═════ Stored records ═════

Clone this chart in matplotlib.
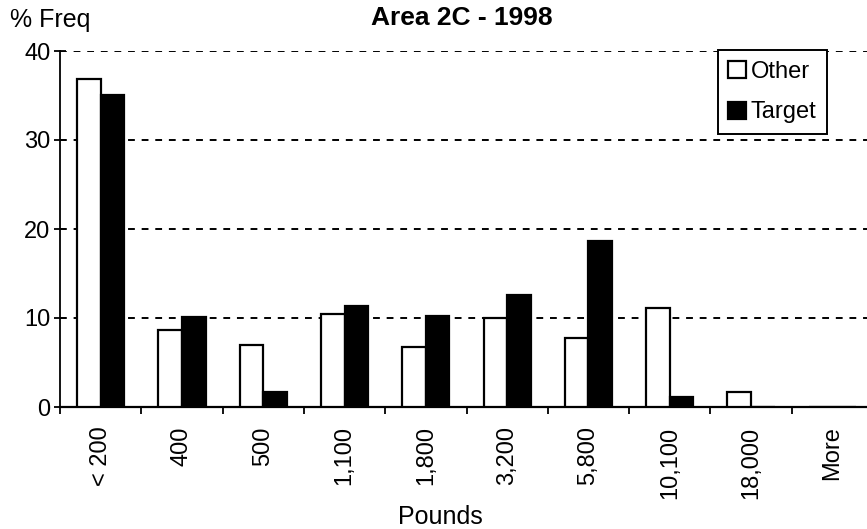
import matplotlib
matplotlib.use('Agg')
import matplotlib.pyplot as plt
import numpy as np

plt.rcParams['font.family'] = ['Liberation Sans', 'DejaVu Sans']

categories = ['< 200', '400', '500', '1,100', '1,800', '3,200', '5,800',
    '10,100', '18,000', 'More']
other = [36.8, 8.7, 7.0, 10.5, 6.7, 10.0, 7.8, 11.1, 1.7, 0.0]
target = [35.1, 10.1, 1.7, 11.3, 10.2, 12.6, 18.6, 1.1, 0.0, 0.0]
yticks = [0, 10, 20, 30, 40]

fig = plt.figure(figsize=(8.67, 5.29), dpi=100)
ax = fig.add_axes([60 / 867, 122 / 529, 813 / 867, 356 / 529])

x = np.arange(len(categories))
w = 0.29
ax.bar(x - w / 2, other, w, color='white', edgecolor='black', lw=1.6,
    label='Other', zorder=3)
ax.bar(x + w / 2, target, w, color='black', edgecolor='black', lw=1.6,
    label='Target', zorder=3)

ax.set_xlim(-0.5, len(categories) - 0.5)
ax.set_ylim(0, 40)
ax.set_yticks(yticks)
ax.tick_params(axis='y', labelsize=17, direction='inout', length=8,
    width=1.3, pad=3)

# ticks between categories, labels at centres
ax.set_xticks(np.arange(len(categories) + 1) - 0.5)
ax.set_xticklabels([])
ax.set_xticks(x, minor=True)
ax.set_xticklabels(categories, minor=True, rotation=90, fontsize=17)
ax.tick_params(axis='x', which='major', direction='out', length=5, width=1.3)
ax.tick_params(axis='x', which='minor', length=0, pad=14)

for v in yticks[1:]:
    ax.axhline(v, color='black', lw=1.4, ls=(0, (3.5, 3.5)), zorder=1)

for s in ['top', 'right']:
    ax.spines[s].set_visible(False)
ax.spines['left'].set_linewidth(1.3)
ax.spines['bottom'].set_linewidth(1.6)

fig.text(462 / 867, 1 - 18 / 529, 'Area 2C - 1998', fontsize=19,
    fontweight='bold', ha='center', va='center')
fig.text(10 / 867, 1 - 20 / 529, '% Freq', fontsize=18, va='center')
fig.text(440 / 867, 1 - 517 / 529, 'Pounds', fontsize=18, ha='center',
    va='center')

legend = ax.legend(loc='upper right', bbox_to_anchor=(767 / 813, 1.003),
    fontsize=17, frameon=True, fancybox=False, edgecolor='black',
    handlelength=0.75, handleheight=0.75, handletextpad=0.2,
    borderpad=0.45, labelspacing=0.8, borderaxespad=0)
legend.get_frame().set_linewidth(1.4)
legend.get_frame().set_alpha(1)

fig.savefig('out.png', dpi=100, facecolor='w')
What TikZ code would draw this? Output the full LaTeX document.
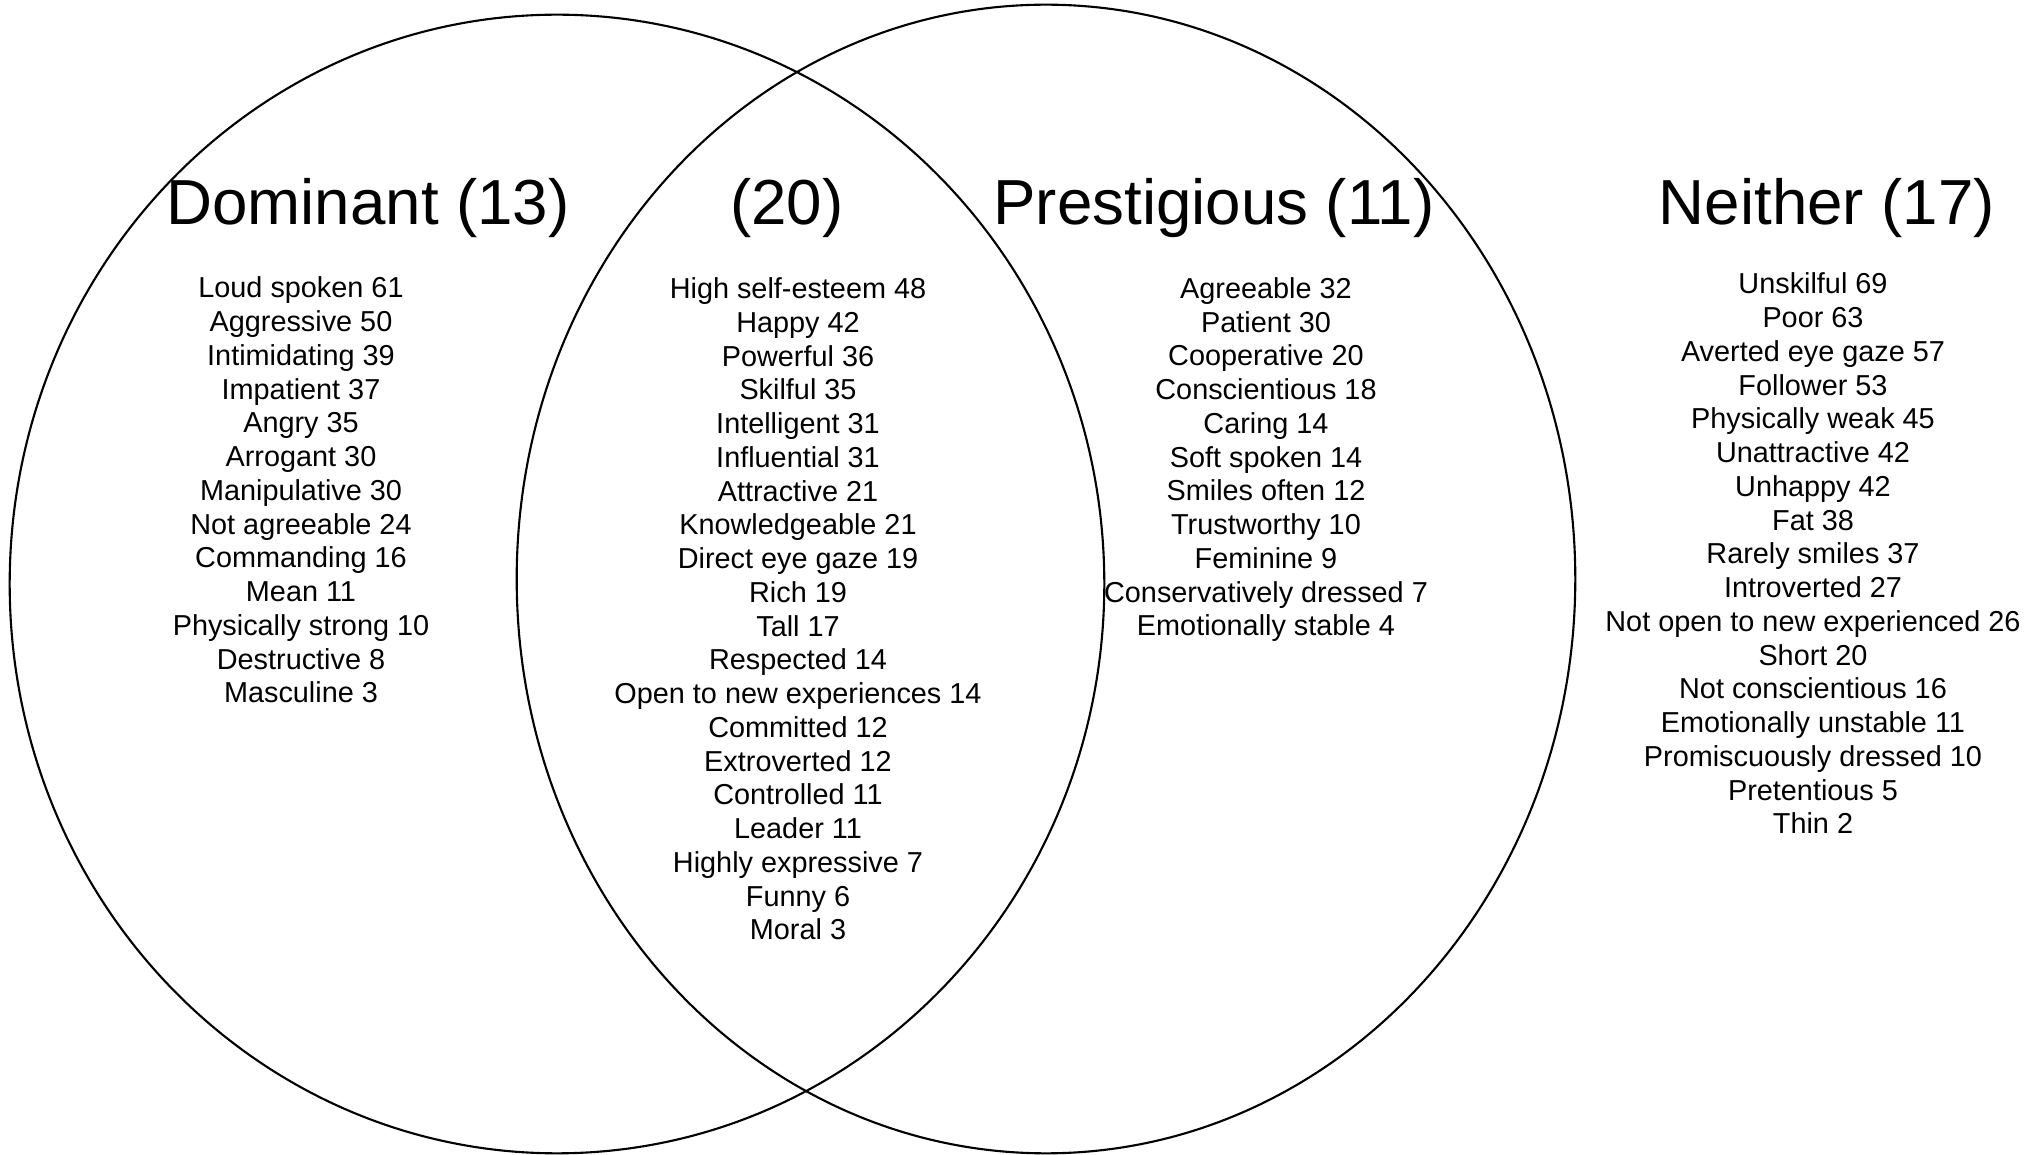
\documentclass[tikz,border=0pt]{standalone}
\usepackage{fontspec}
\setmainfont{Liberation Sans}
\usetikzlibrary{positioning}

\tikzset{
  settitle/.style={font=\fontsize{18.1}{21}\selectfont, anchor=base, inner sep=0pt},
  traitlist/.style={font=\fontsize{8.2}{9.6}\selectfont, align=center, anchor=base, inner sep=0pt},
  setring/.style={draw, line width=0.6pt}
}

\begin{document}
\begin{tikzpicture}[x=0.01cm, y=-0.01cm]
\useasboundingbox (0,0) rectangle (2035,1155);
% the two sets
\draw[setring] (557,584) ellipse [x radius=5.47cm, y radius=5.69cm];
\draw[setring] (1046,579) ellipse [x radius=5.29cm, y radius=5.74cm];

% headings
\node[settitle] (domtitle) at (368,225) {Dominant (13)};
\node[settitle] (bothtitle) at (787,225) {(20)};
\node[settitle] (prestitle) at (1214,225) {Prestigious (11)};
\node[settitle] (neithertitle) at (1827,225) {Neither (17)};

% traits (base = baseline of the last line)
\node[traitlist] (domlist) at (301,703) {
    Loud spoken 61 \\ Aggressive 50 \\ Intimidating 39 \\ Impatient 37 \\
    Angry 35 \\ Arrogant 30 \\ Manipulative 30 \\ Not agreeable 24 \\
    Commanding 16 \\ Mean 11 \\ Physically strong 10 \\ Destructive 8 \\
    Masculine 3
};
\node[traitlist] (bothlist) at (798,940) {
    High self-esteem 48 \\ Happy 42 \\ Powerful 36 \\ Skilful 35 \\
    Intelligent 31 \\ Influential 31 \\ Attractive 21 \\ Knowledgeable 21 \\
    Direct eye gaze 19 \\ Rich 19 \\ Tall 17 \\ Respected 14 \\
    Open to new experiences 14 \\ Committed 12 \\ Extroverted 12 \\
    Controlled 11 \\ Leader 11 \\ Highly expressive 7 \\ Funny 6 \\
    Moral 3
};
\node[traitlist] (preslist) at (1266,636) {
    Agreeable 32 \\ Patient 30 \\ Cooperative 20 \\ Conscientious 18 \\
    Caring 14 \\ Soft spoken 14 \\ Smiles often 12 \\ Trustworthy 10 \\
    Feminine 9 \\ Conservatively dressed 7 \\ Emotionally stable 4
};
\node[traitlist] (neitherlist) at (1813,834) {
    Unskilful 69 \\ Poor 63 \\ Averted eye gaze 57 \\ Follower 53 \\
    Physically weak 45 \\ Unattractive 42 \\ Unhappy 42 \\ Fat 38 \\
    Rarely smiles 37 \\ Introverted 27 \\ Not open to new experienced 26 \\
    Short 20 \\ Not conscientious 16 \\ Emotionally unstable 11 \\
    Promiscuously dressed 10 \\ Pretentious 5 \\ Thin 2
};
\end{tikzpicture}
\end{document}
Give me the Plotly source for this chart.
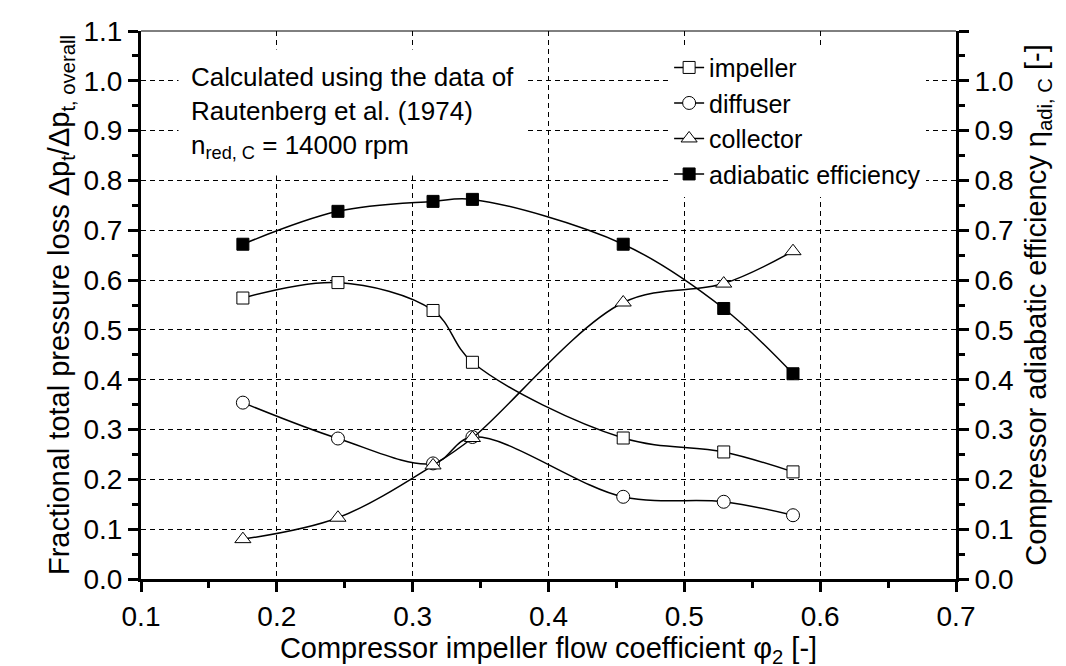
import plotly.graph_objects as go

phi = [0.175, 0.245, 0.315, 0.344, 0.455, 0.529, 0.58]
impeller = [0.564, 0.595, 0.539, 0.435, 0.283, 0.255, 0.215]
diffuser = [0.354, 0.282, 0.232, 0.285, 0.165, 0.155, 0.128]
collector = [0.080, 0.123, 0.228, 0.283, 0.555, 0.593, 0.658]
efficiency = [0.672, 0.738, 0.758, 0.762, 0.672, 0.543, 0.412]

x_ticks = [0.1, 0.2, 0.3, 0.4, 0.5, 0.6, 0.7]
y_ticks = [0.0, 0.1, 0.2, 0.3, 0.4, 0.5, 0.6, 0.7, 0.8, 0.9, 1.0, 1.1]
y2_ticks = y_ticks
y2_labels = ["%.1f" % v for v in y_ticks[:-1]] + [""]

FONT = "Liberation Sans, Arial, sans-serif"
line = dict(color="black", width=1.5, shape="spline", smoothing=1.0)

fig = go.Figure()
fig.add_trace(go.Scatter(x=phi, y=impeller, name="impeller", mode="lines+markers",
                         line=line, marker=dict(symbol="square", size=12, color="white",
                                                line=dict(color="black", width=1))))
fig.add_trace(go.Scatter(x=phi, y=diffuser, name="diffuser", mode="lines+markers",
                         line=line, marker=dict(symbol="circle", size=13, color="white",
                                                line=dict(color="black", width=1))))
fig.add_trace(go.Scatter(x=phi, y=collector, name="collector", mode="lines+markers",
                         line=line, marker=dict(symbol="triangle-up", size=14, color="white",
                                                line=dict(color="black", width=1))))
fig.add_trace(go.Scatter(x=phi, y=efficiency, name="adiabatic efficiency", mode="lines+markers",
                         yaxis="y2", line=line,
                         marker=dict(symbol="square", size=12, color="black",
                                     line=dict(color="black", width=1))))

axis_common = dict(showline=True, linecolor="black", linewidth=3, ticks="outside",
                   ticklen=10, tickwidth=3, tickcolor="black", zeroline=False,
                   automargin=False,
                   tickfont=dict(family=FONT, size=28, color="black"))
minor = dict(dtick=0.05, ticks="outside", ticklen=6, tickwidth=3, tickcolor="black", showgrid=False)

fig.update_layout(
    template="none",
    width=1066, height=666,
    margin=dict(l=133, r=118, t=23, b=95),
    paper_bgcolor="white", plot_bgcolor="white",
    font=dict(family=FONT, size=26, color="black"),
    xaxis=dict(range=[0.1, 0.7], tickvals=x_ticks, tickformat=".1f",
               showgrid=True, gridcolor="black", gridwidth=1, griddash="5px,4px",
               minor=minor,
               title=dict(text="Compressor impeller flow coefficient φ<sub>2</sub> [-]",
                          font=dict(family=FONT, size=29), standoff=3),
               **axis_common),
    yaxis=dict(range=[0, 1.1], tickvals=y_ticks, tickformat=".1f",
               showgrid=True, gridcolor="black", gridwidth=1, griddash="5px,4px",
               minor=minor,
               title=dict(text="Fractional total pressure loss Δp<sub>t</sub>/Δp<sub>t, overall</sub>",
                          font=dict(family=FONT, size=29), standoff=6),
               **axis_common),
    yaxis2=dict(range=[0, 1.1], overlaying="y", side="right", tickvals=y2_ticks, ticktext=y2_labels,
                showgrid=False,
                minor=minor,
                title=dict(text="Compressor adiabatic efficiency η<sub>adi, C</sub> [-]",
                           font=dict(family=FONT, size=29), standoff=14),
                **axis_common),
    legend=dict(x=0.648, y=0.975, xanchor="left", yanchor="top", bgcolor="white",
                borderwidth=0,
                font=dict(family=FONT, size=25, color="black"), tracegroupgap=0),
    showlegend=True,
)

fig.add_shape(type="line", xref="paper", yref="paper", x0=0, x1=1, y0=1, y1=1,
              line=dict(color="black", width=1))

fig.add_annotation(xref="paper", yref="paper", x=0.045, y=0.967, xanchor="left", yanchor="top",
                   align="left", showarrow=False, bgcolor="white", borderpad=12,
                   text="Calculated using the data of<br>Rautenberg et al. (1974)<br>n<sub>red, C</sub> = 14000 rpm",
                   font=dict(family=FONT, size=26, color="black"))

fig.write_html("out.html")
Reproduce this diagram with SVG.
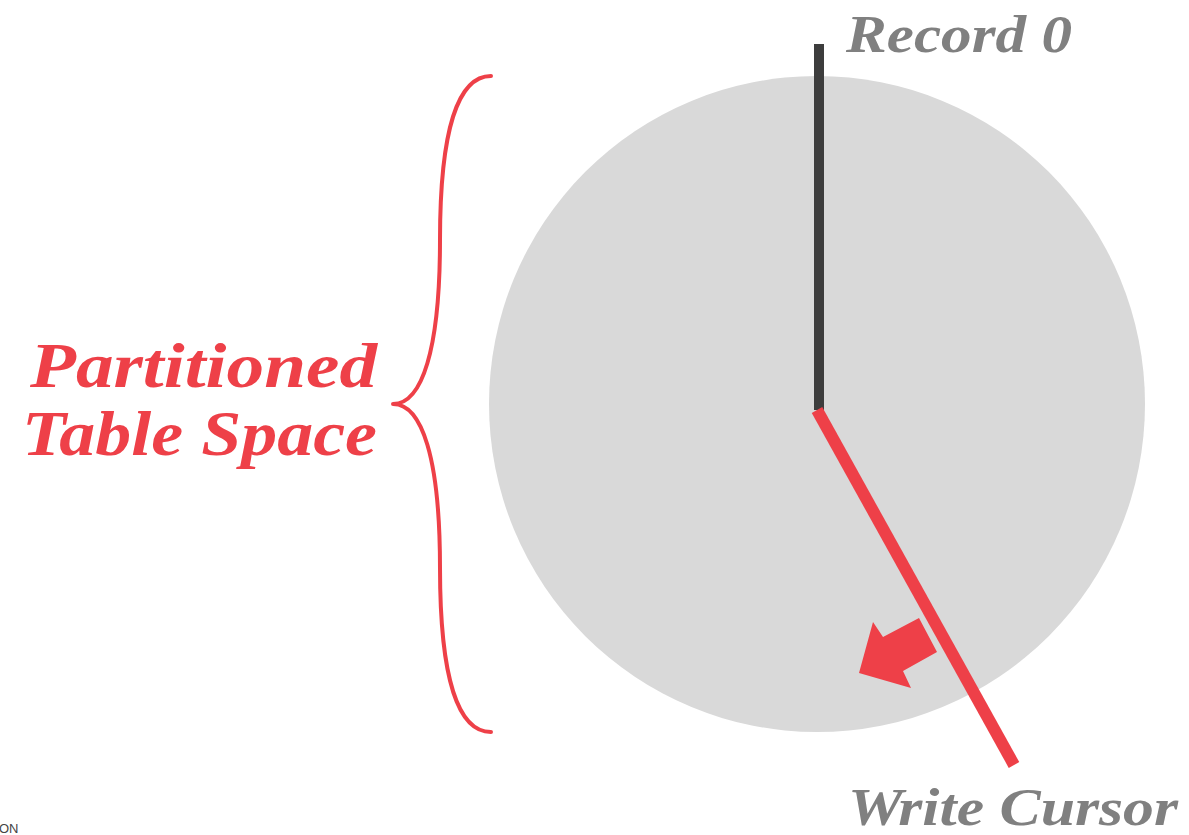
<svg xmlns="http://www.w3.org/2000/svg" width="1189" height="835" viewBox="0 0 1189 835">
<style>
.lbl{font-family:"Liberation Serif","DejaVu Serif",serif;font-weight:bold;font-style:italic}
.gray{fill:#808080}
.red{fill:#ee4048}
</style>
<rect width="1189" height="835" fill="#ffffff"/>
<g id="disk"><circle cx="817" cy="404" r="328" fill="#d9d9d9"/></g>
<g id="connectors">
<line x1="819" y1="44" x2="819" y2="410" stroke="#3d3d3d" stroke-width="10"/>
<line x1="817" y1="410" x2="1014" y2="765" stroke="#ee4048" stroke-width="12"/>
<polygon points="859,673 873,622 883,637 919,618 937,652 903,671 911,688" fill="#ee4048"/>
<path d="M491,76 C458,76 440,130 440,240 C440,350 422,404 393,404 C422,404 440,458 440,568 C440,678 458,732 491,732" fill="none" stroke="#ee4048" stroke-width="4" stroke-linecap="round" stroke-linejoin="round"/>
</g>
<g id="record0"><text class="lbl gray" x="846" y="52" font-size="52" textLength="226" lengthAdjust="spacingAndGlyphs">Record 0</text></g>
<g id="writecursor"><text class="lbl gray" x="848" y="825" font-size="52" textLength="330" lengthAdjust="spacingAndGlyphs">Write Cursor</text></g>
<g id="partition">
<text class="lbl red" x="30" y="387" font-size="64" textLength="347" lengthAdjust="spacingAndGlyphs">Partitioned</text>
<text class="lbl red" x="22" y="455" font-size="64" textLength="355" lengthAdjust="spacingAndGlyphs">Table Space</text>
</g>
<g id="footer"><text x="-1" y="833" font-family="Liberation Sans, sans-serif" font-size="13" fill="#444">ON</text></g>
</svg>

═════

→ **Brief**
Reproduce the material above from its first line through the line containing "plt.rcParams['font.family'] = ['Liberation", both ends included, and skip every picture.

→ **Completed exercise**
Clone this chart in matplotlib.
import matplotlib
matplotlib.use('Agg')
import matplotlib.pyplot as plt
import numpy as np

plt.rcParams['font.family'] = ['Liberation Sans', 'DejaVu Sans']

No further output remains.